The intricate nature and critical significance of Railway Interlocking Systems render them an intriguing area for ongoing research and enhancement. Progress in technological capabilities has seen these systems transition from mechanical to electrical, and presently to computer-operated frameworks. Each stage of this evolution has contributed to heightened efficiency, dependability, and safety standards. Nonetheless, such progress is not without its hurdles. The assimilation of novel technologies demands meticulous attention to ensure they mesh seamlessly with the pre-existing structures. Moreover, the escalating complexity of these systems inherently raises the risk of malfunctions. Consequently, persistent research and development are imperative to perpetuate the advancement of safety and operational efficiency in Railway Interlocking Systems.
Contemporary railway interlocking systems universally employ computerization, whether they are geographically oriented or route-based. Simple versions of geographical algorithms can encounter issues with exponential complexity, significantly impacting the time required to identify secure routes within the rail network.
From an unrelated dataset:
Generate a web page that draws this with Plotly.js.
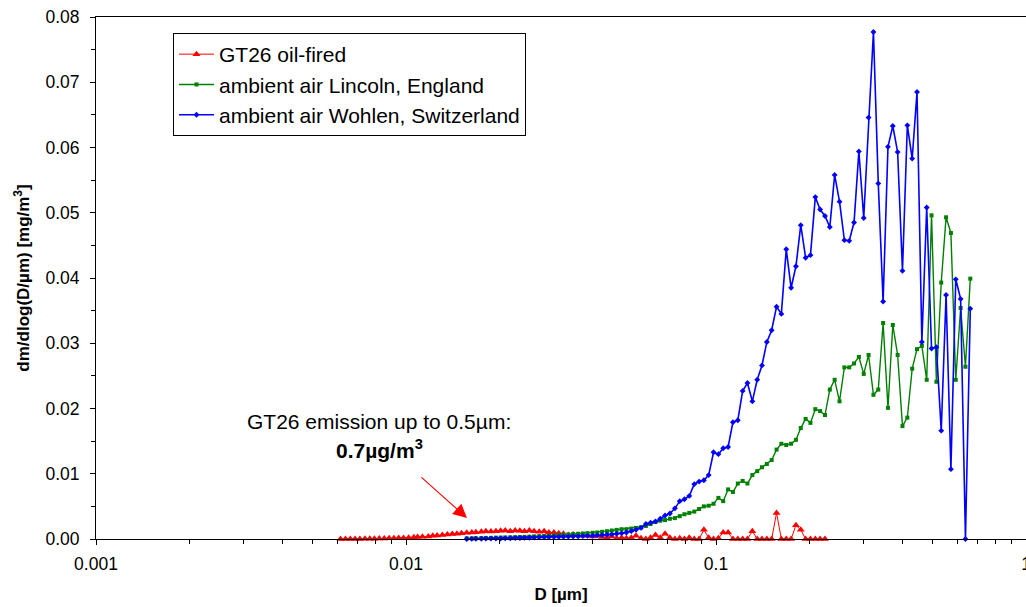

Studies have explored efficient data validation techniques for these systems [11]. Model checking, particularly with UMC, offers another method for validating geographically dispersed interlocking systems [12]. Diverse strategies have been utilized in the decision-making processes of railway interlocking, including, albeit somewhat outdated, a comprehensive annotated bibliography by Bjorner [13]. The complexity of this issue has spurred extensive research, with recent investigations focusing on artificial intelligence for fault detection [14] and comparing various safety verification techniques [15]. There have also been developments in formal model-based methods to aid engineers in defining and confirming the specifications of interlocking systems [16]. Morley's research employs a theorem prover based on higher-order logic for safety assessments [17], while Nakamatsu revisits this using temporal logic in annotated logic programs [18]. Winter's work utilizes ordered binary decision diagrams for modeling interlocking systems [4]. Notably, Janota's study for the Slovak National Railways employs Z notation[19], and Hansen's for the Danish State Railways uses the Vienna Development Method[20]. Montigel introduces an advanced early model capable of handling complex railway topologies, implemented using Petri nets, graphs, Objective-C, and PROLOG [21]. Yulin's component-based model represents the station as interconnected components [22,23,24]. Luteberget integrates CAD, RailML, and logic programming for application in Norwegian railway stations [25], and a Dutch station's topology is articulated using RailML alongside UML class diagrams in another notable study [26].
Over the years, authors have developed various models to study this problem [27,28,29,30,31,32]. Some of these models are based on polynomials, ideals, and Groebner bases [33], similar to those used in Artificial Intelligence for implementing expert systems [34]. This approach bridges computational algebra and interlocking problems, suggesting that computer algebra systems can be used to implement interlocking systems.
Recently, a groundbreaking algebraic model was unveiled [35] that improves the implementation of interlocking systems. This model provides a linear algorithm that significantly outperforms previous models and is suitable for large-scale railway stations. However this model determines only whether a situation is dangerous or not, in case that the situation is dangerous, this model does not provide any guide on how to configure certain rail traffic control elements to ensure safety. In this paper, we will extend this model to include this capacity.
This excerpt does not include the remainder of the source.